Greetings. In an attempt to slow and understand life’s quickening pace, I’m writing to share my personal perspective on the aging process, its dilemmas, the humorous self-deception, the insights and the adventure of it all.
Let’s start with the title I chose for my blog, not out yet. I chose it because it signifies my desire to still be in the game. At 77, life ain’t over. But it’s definitely entered a new chapter!
I spend the bulk of my time in beautiful Santa Barbara, CA and manage to get to NYC several times a year. Recently, I’ve added Japan into the mix. I feel very lucky to live in an age where one can traverse so many miles with relative ease.
I’ve been a dancer/dance teacher and dance supporter almost all my life. For the past 10 years, I have helped produce a month-long creative residency in Santa Barbara for contemporary American choreographers and their dancers. It’s called DANCEworks. It’s been incredibly gratifying and suits my desire to make a difference in the arts. I retired this past summer after 21 years at the helm.
On a personal level, I have been married for over 50 years. I’m the mother of three daughters and five granddaughters. I was born and grew up in Western Massachusetts and lived for many years on the East Coast, including Florida, Connecticut and Georgia. I am pretty much bi-coastal in my personal identity. The saying, “Once a New Englander, always a New Englander,” defines what’s in my heart, although California suits my life style.
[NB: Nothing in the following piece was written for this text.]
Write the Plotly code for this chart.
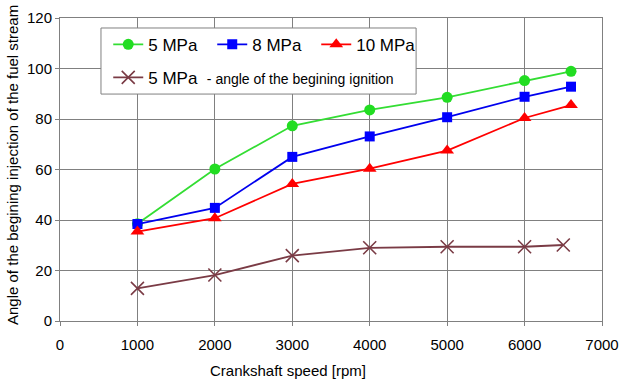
import plotly.graph_objects as go

speed = [1000, 2000, 3000, 4000, 5000, 6000, 6600]
speed_ign = [1000, 2000, 3000, 4000, 5000, 6000, 6500]
p5 = [38.5, 60.2, 77.3, 83.6, 88.6, 95.2, 98.9]
p8 = [38.4, 44.8, 65.0, 73.1, 80.7, 88.8, 92.8]
p10 = [35.4, 40.7, 54.3, 60.3, 67.5, 80.4, 85.5]
ign5 = [12.9, 18.2, 25.9, 29.0, 29.4, 29.4, 30.1]

FONT = "Liberation Sans, Arial, sans-serif"

fig = go.Figure()
fig.add_trace(go.Scatter(x=speed, y=p5, mode="lines+markers", name="5 MPa",
                         line=dict(color="#33DD33", width=1.8),
                         marker=dict(symbol="circle", size=11, color="#22DD22"),
                         legend="legend", legendwidth=59))
fig.add_trace(go.Scatter(x=speed, y=p8, mode="lines+markers", name="8 MPa",
                         line=dict(color="#0000EE", width=1.8),
                         marker=dict(symbol="square", size=10, color="#0000FF"),
                         legend="legend", legendwidth=59))
fig.add_trace(go.Scatter(x=speed, y=p10, mode="lines+markers", name="10 MPa",
                         line=dict(color="#FF0000", width=1.8),
                         marker=dict(symbol="triangle-up", size=12, color="#FF0000"),
                         legend="legend", legendwidth=59))
fig.add_trace(go.Scatter(x=speed_ign, y=ign5, mode="lines+markers",
                         name="5 MPa&nbsp; <span style='font-size:14px'>- angle of the begining ignition</span>",
                         line=dict(color="#7A3B45", width=1.8),
                         marker=dict(symbol="x-thin", size=13,
                                     line=dict(color="#7A3B45", width=1.6)),
                         legend="legend2"))

# legend frame (paper coordinates)
fig.add_shape(type="rect", xref="paper", yref="paper",
              x0=0.0756, x1=0.657, y0=0.749, y1=0.967,
              fillcolor="white", line=dict(color="#808080", width=1), layer="above")

fig.update_layout(
    width=624, height=384,
    margin=dict(l=60, r=22, t=18, b=63),
    paper_bgcolor="white", plot_bgcolor="white",
    font=dict(family=FONT, size=15, color="black"),
    legend=dict(orientation="h", x=0.089, y=0.971, xanchor="left", yanchor="top",
                bgcolor="rgba(0,0,0,0)", borderwidth=0,
                font=dict(family=FONT, size=17, color="black")),
    legend2=dict(orientation="h", x=0.089, y=0.862, xanchor="left", yanchor="top",
                 bgcolor="rgba(0,0,0,0)", borderwidth=0,
                 font=dict(family=FONT, size=17, color="black")),
    xaxis=dict(range=[0, 7000], tickvals=[0, 1000, 2000, 3000, 4000, 5000, 6000, 7000],
               showgrid=True, gridcolor="#808080", gridwidth=1,
               showline=True, linecolor="#808080", linewidth=1, mirror=True,
               ticks="outside", ticklen=4, tickcolor="#808080",
               ticklabelstandoff=6, zeroline=False, automargin=False,
               tickfont=dict(family=FONT, size=15, color="black")),
    yaxis=dict(range=[0, 120], tickvals=[0, 20, 40, 60, 80, 100, 120],
               showgrid=True, gridcolor="#808080", gridwidth=1,
               showline=True, linecolor="#808080", linewidth=1, mirror=True,
               ticks="outside", ticklen=4, tickcolor="#808080",
               zeroline=False, automargin=False,
               tickfont=dict(family=FONT, size=15, color="black")),
    annotations=[
        dict(text="Crankshaft speed [rpm]", xref="paper", yref="paper",
             x=(288 - 60) / 542, y=(321 - 370) / 303, xanchor="center", yanchor="middle",
             showarrow=False, font=dict(family=FONT, size=15, color="black")),
        dict(text="Angle of the begining injection of the fuel stream", xref="paper", yref="paper",
             x=(12 - 60) / 542, y=(321 - 165) / 303, xanchor="center", yanchor="middle",
             textangle=-90, showarrow=False, font=dict(family=FONT, size=15, color="black")),
    ],
)

fig.write_html("out.html", config={"displayModeBar": False},
               post_script="document.body.style.margin='0';")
I love its freedom from convention, its year-round outdoor living and its boundless landscape.
I recently began to spend a few months a year in Kyoto, Japan. I’ve been magnetically attracted to Japan for many years. Now, I am living out a dream to live there part-time. My goal is to spend about 2- 3 months a year in Japan, for as many years as I am able to. I continually find inspiration in those surroundings.
I’ve always enjoyed writing. This blog gives me the opportunity to share my experiences with others as well as to deepen the experiences for myself. Thanks for tuning in!
“Too-lateness, I realized, has nothing to do with age. Too-lateness is potentially every moment. Or not, depending on the person and the moment. Perhaps there even comes a time when it’s no longer too late for anything. Perhaps, even, most times are too early for most things, and most of life has to go by before it’s time for almost anything and too late for almost nothing. Nothing to lose, the present moment to gain, the integration with long-delayed Now.”